Adana’da kısa film, uzun metraj, sinema çalışmaları, etkinlikler yapan ve yapmak isteyenlere bir bilgi vermek isterim. Adana iklimiyle, coğrafyasıyla, kırsalıyla, kent hayatıyla başlı başına bir film platosudur. Neredeyse dokuz ay güneşe sahiptir. Aynı anda güneşi, yağmuru, karı mevcut olan coğrafi bir iklime sahiptir. İlçelerden merkezine tüm mahallelerinde hikayeler barındıran Adana, tarihi dokusu ve kültürel yapısıyla onlarca sanatçı ve sanat eseri çıkartmıştır. Bir zamanlar sinemanın katalizörü olduğu gibi şimdi de aktif olarak üretim içerisindedir. Özellikle son yıllarda bağımsız filmlerden, gişe filmlerine, yerli dizilerden, yabancı filmlere, festivallerden, eğitimlere bir çok projeye ev sahipliği yapmıştır.

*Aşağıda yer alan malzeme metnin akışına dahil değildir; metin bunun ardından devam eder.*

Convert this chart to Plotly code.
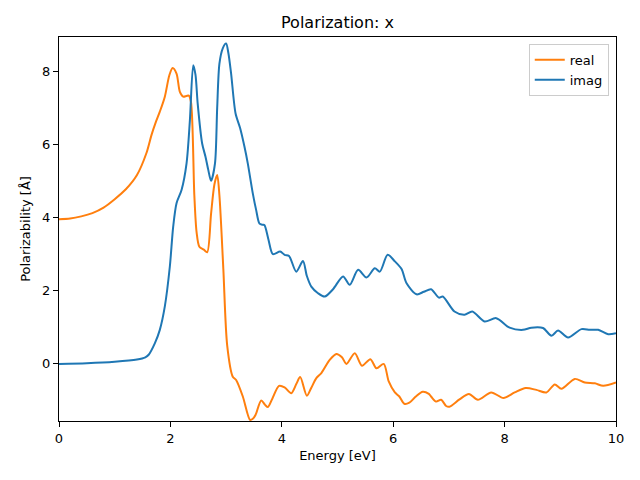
import plotly.graph_objects as go

# Real part (orange)
real_e = [0.0, 0.2, 0.4, 0.6, 0.8, 1.0, 1.2, 1.4, 1.57, 1.66, 1.73, 1.81, 1.90, 1.98, 2.04, 2.11, 2.17,
          2.23, 2.29, 2.33, 2.37, 2.43, 2.47, 2.52, 2.60, 2.66, 2.73, 2.79, 2.84, 2.88, 2.95,
          3.02, 3.12, 3.18, 3.30, 3.43, 3.48, 3.53, 3.63, 3.70, 3.75, 3.83, 3.95, 4.05, 4.17,
          4.26, 4.33, 4.45, 4.53, 4.62, 4.71, 4.86, 4.98, 5.08, 5.16, 5.31, 5.44, 5.59, 5.70,
          5.83, 5.92, 6.03, 6.11, 6.20, 6.29, 6.40, 6.53, 6.64, 6.68, 6.77, 6.86, 6.95, 7.01,
          7.19, 7.36, 7.52, 7.76, 7.98, 8.18, 8.38, 8.57, 8.75, 8.90, 9.02, 9.26, 9.44, 9.62,
          9.77, 10.0]
real_v = [3.95, 3.97, 4.03, 4.12, 4.27, 4.50, 4.77, 5.16, 5.76, 6.25, 6.57, 6.89, 7.30, 7.88, 8.08, 7.93, 7.43,
          7.30, 7.32, 7.33, 7.15, 4.6, 3.6, 3.2, 3.12, 3.05, 4.1, 4.9, 5.16, 4.6, 2.6,
          0.5, -0.35, -0.44, -0.89, -1.53, -1.50, -1.39, -1.0, -1.12, -1.18, -0.95, -0.60, -0.64, -0.80,
          -0.55, -0.36, -0.87, -0.65, -0.39, -0.25, 0.11, 0.27, 0.18, 0.0, 0.29, -0.05, 0.13, -0.12,
          0.0, -0.48, -0.78, -0.89, -1.09, -1.06, -0.90, -0.76, -0.82, -0.89, -1.03, -0.98, -1.15, -1.17,
          -0.97, -0.82, -0.98, -0.78, -0.93, -0.78, -0.66, -0.71, -0.78, -0.56, -0.68, -0.41, -0.51, -0.53,
          -0.60, -0.51]

# Imaginary part (blue)
imag_e = [0.0, 0.5, 1.0, 1.4, 1.55, 1.61, 1.72, 1.81, 1.90, 1.99, 2.05, 2.11, 2.20, 2.29,
          2.35, 2.41, 2.45, 2.49, 2.57, 2.63, 2.68, 2.73, 2.80, 2.84, 2.88, 2.94, 3.0, 3.04,
          3.09, 3.17, 3.25, 3.33, 3.39, 3.48, 3.54, 3.60, 3.66, 3.69, 3.76, 3.84, 3.97, 4.05,
          4.13, 4.26, 4.38, 4.45, 4.53, 4.65, 4.77, 4.92, 5.10, 5.22, 5.37, 5.52, 5.67, 5.76,
          5.90, 6.03, 6.15, 6.24, 6.42, 6.55, 6.68, 6.82, 6.89, 7.10, 7.28, 7.42, 7.64, 7.85,
          8.09, 8.33, 8.48, 8.69, 8.84, 8.96, 9.14, 9.38, 9.53, 9.68, 9.86, 10.0]
imag_v = [0.0, 0.02, 0.06, 0.12, 0.18, 0.25, 0.56, 0.93, 1.57, 2.66, 3.75, 4.39, 4.75, 5.48,
          6.66, 8.16, 7.9, 7.11, 6.02, 5.66, 5.3, 5.0, 5.47, 7.0, 8.2, 8.62, 8.75, 8.5,
          7.93, 6.84, 6.45, 5.93, 5.47, 4.65, 4.2, 3.83, 3.80, 3.79, 3.4, 3.0, 3.07, 2.98,
          2.95, 2.52, 2.81, 2.4, 2.11, 1.93, 1.84, 2.04, 2.39, 2.16, 2.57, 2.36, 2.61, 2.52,
          2.98, 2.80, 2.59, 2.20, 1.90, 1.97, 2.04, 1.81, 1.84, 1.43, 1.34, 1.43, 1.16, 1.25,
          0.99, 0.93, 0.99, 0.98, 0.77, 0.91, 0.72, 0.95, 0.93, 0.93, 0.81, 0.84]

x_ticks = [0, 2, 4, 6, 8, 10]
y_ticks = [0, 2, 4, 6, 8]

fig = go.Figure()
fig.add_trace(go.Scatter(x=real_e, y=real_v, name="real", mode="lines",
                         line=dict(color="#ff7f0e", width=2, shape="spline", smoothing=0.8)))
fig.add_trace(go.Scatter(x=imag_e, y=imag_v, name="imag", mode="lines",
                         line=dict(color="#1f77b4", width=2, shape="spline", smoothing=0.8)))

axis_common = dict(showgrid=False, zeroline=False, showline=True, linecolor="black",
                   linewidth=1, mirror=True, ticks="outside", ticklen=5, tickwidth=1,
                   tickcolor="black", tickfont=dict(size=13, color="black"), automargin=False)
fig.update_xaxes(range=[0, 10], tickvals=x_ticks, title=dict(text="Energy [eV]", font=dict(size=13), standoff=6),
                 **axis_common)
fig.update_yaxes(range=[-1.56, 8.93], tickvals=y_ticks, title=dict(text="Polarizability [Å]", font=dict(size=13), standoff=8),
                 **axis_common)

# page body has an 8px margin, so the figure is 632x472 and offsets are compensated
fig.update_layout(
    width=632, height=472,
    margin=dict(l=51, r=24, t=29, b=59, autoexpand=False),
    paper_bgcolor="white", plot_bgcolor="white",
    font=dict(family="DejaVu Sans", color="black"),
    title=dict(text="Polarization: x", x=(51 + 557 / 2) / 632, xanchor="center", y=1 - 14 / 472, yanchor="middle",
               font=dict(size=16)),
    legend=dict(x=0.987, y=0.982, xanchor="right", yanchor="top", bgcolor="white",
                bordercolor="#cccccc", borderwidth=1, font=dict(size=13)),
    showlegend=True,
)

fig.write_html("out.html")
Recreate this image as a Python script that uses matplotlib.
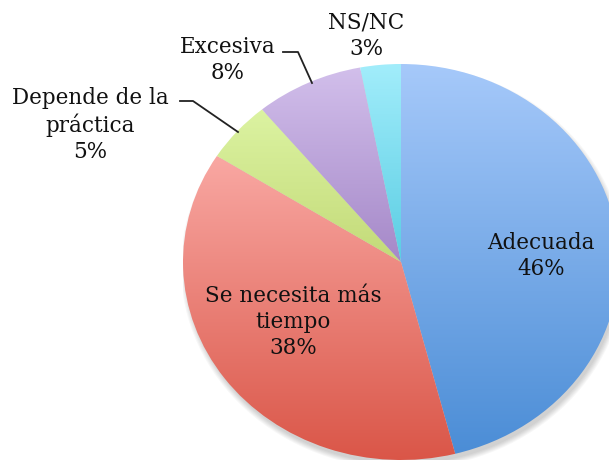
import numpy as np
import matplotlib.pyplot as plt
from matplotlib.colors import LinearSegmentedColormap
from matplotlib.patches import Ellipse

categories = ['Adecuada', 'Se necesita más tiempo', 'Depende de la práctica', 'Excesiva', 'NS/NC']
values = [46, 38, 5, 8, 3]
label_texts = ['Adecuada\n46%', 'Se necesita más\ntiempo\n38%', 'Depende de la\npráctica\n5%',
               'Excesiva\n8%', 'NS/NC\n3%']
top_colors = ['#a6c9fa', '#f9a8a3', '#dcf3a2', '#d2bfeb', '#a2edfb']
bottom_colors = ['#4b8dd6', '#da5648', '#c3da78', '#a588c8', '#5acde3']

W, H = 609, 461
fig = plt.figure(figsize=(W / 100, H / 100), dpi=100)
ax = fig.add_axes([183 / W, 1 / H, 436 / W, 396 / H])

# soft shadow (bottom-right)
for k in range(6):
    ax.add_patch(Ellipse((0.01, -0.025), 1.99 + 0.01 * k, 1.99 + 0.01 * k,
                         facecolor='black', edgecolor='none', alpha=0.03, zorder=0))

wedges, _ = ax.pie(values, startangle=90, counterclock=False, radius=1,
                   wedgeprops=dict(linewidth=0))
grad = np.linspace(0, 1, 256).reshape(-1, 1)
for w, tc, bc in zip(wedges, top_colors, bottom_colors):
    w.set_facecolor('none')
    t = np.radians(np.linspace(w.theta1, w.theta2, 200))
    xs = np.concatenate([[0], np.cos(t)])
    ys = np.concatenate([[0], np.sin(t)])
    cmap = LinearSegmentedColormap.from_list('g', [bc, tc])
    im = ax.imshow(grad, cmap=cmap, extent=(xs.min(), xs.max(), ys.min(), ys.max()),
                   origin='lower', aspect='auto', interpolation='bilinear', zorder=1)
    im.set_clip_path(w)
ax.set_aspect('auto')
ax.set_xlim(-1, 1)
ax.set_ylim(-1, 1)
ax.axis('off')

# overlay for labels in pixel coordinates
ov = fig.add_axes([0, 0, 1, 1])
ov.set_xlim(0, W)
ov.set_ylim(H, 0)
ov.axis('off')
label_pos = [(541, 256), (293, 322), (90, 125), (228, 60), (366, 36)]
for txt, (x, y) in zip(label_texts, label_pos):
    ov.text(x, y, txt, ha='center', va='center', fontsize=15.5, family='DejaVu Serif',
            color='#111111', linespacing=1.25)

# leader lines
ov.plot([180, 193, 238], [101, 101, 132], color='#222222', lw=1.3)
ov.plot([283, 298, 312], [52, 52, 83], color='#222222', lw=1.3)

fig.savefig('out.png', dpi=100)
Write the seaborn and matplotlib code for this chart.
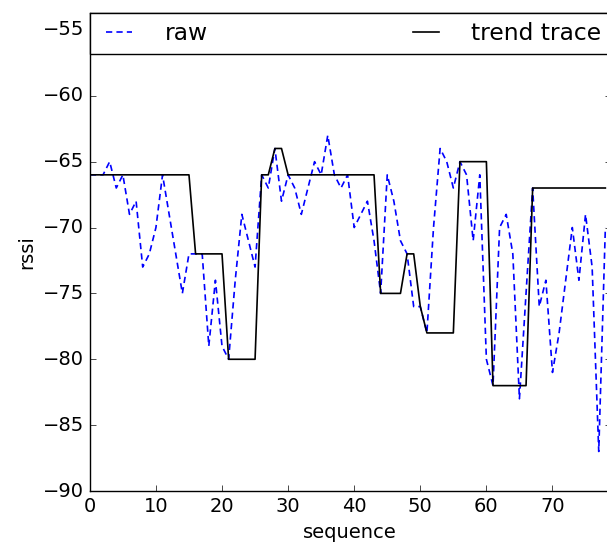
import numpy as np
import pandas as pd
import seaborn as sns
import matplotlib
matplotlib.use("Agg")
import matplotlib.pyplot as plt

sequence = list(range(79))
raw = [-66, -66, -66, -65, -67, -66, -69, -68, -73, -72,
       -70, -66, -69, -72, -75, -72, -72, -72, -79, -74,
       -79, -80, -74, -69, -71, -73, -66, -67, -64, -68,
       -66, -67, -69, -67, -65, -66, -63, -66, -67, -66,
       -70, -69, -68, -71, -75, -66, -68, -71, -72, -76,
       -76, -78, -70, -64, -65, -67, -65, -66, -71, -66,
       -80, -82, -70, -69, -72, -83, -75, -67, -76, -74,
       -81, -78, -74, -70, -74, -69, -73, -87, -70]
trend = ([-66] * 16 + [-72] * 5 + [-80] * 5 + [-66] * 2 + [-64] * 2
         + [-66] * 14 + [-75] * 4 + [-72] * 2 + [-76] + [-78] * 5
         + [-65] * 5 + [-82] * 6 + [-67] * 12)

data = pd.DataFrame({"sequence": sequence, "raw": raw, "trend": trend})

plt.style.use("classic")
plt.rcParams["font.size"] = 14
fig = plt.figure(figsize=(6.07, 5.49), dpi=100, facecolor="white")
ax = fig.add_axes([0.148, 0.1056, 0.858, 0.8716])

sns.lineplot(x="sequence", y="raw", data=data, ax=ax, color="b",
             linestyle="--", linewidth=1.2, label="raw")
sns.lineplot(x="sequence", y="trend", data=data, ax=ax, color="k",
             linewidth=1.2, label="trend trace")
# gęstsze kreski jak w oryginale
ax.lines[0].set_dashes((4.5, 3))

ax.set_xlim(0, 78.8)
ax.set_ylim(-90, -53.68)
ax.set_yticks(np.arange(-90, -54, 5))
ax.set_xticks(np.arange(0, 71, 10))
ax.set_xlabel("sequence")
ax.set_ylabel("rssi")
ax.legend(loc="upper left", bbox_to_anchor=(0, 0, 1, 1), mode="expand",
          ncol=2, borderaxespad=0, handlelength=1.7, handletextpad=1.1)

fig.savefig("out.png", dpi=100, facecolor="white")
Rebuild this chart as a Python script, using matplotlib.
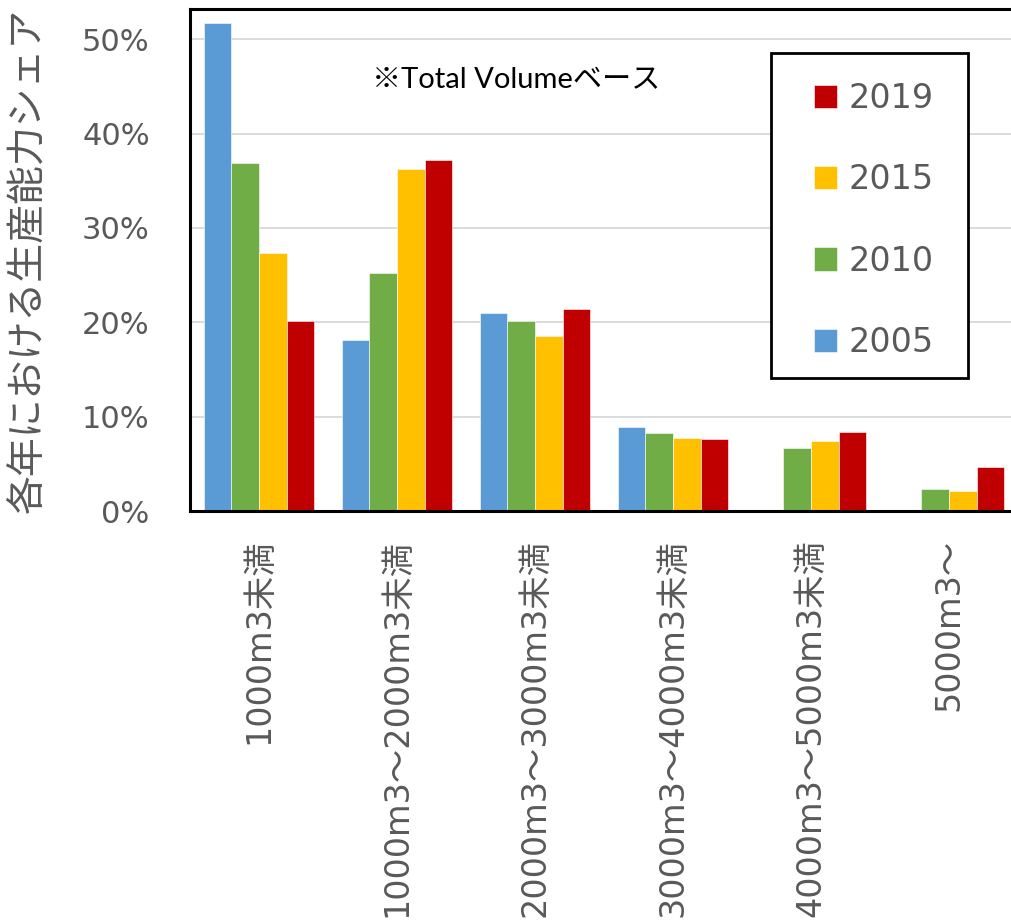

Bu üretimlerin daha da artması için Adana’nın bir film platosuna ihtiyacı vardır. Platonun bir film yapımı için gerekli donanımlara sahip olması gerekmektedir. Mekan tasarımından, dekor yapımına, teknik yapılanmadan, kostüm oluşturmaya, açık ve kapalı alanlara film yapımı için tüm donelerin platoya yerleştirilmesi gerekmektedir. Ve bunu gerçekleştirmek için kentin dinamiklerinin harekete geçmesi gerekir. Bu sayede maddi ve ayni katkılarla Adana’nın bir platosu olabilir. Ancak bir plato yapmak hiçbir anlam ifade etmeyedebilir. Eğer o platoda sürekli üretim yapılmazsa, orası bir süre sonra atıllaşır.
Atıllaşmamasının da iki yolu var. Türkiye’de bir çok alanda olduğu gibi sinema sektöründe de atar damar İstanbul’dur. Öncelikle bir film platosu yapılması için İstanbul’daki yapım firmalarıyla iletişim kurulmalı elbette. Ve onlarla ön anlaşmalar yapılmalı. Onların Adana’da film, dizi vb çekmeleri için görüşmeler yapılmalı. Onlara olanaklar sağlanmalı. Adana’da ekip, ekipman, ulaşım, konaklama, yeme, içme vb katkılarla ortaklıklar kurulmalı. Bunlar da yeterli değil elbette.
Aslında en önemlisi Adana’da var olan üretimi harekete geçirmek ve desteklemektir. Reji, kamera, ışık, ses, sanat, set vb eğitimler verilecek atölyeler açılmalı. Üniversitede ilgili bölümlerle, iletişim lisesiyle, sanat kurumlarıyla, kentte sinema ile aktif uğraşan filmcilerle ve bireysel kısa-uzun metraj film çeken kişilerle görüşmeler yapılmalı. Bir film çalışmasında yer alabilecek yetkin çalışanlar oluşturulmalı.
Tüm bunlar teoride kalmayıp pratik uygulamaya taşınmalı. Her eğitim sonunda örnek kısa filmler, belgeseller, klipler, reklam filmleri vb. çekimi yapılmalı. Katılımcıların ve Adana’da hali hazırda var olan filmcilerin üretimlerine destek olunmalı. Son yıllarda Adana’da üretim yapmış onlarca başarılı sinemacı mevcut. Ulusal ve uluslararası boyutta başarılar sağlamış bu arkadaşların önerileri dinlenmeli.
Varsa üretimlerini Adana’da çekmeleri için yönlendirilmeli. Çünkü Adana’da bir plato yapılacaksa İstanbul’la bağlantı kurmanın yanı sıra yerelden ulusala başarılar sağlamış ekipleri devreye sokmak gerekmekte. Bereketli toprakların geçmişten günümüze ne denli üretken ve başarılı olduğunu göz ardı etmemeli.
Sinema bireysel değil kolektif bir sanattır.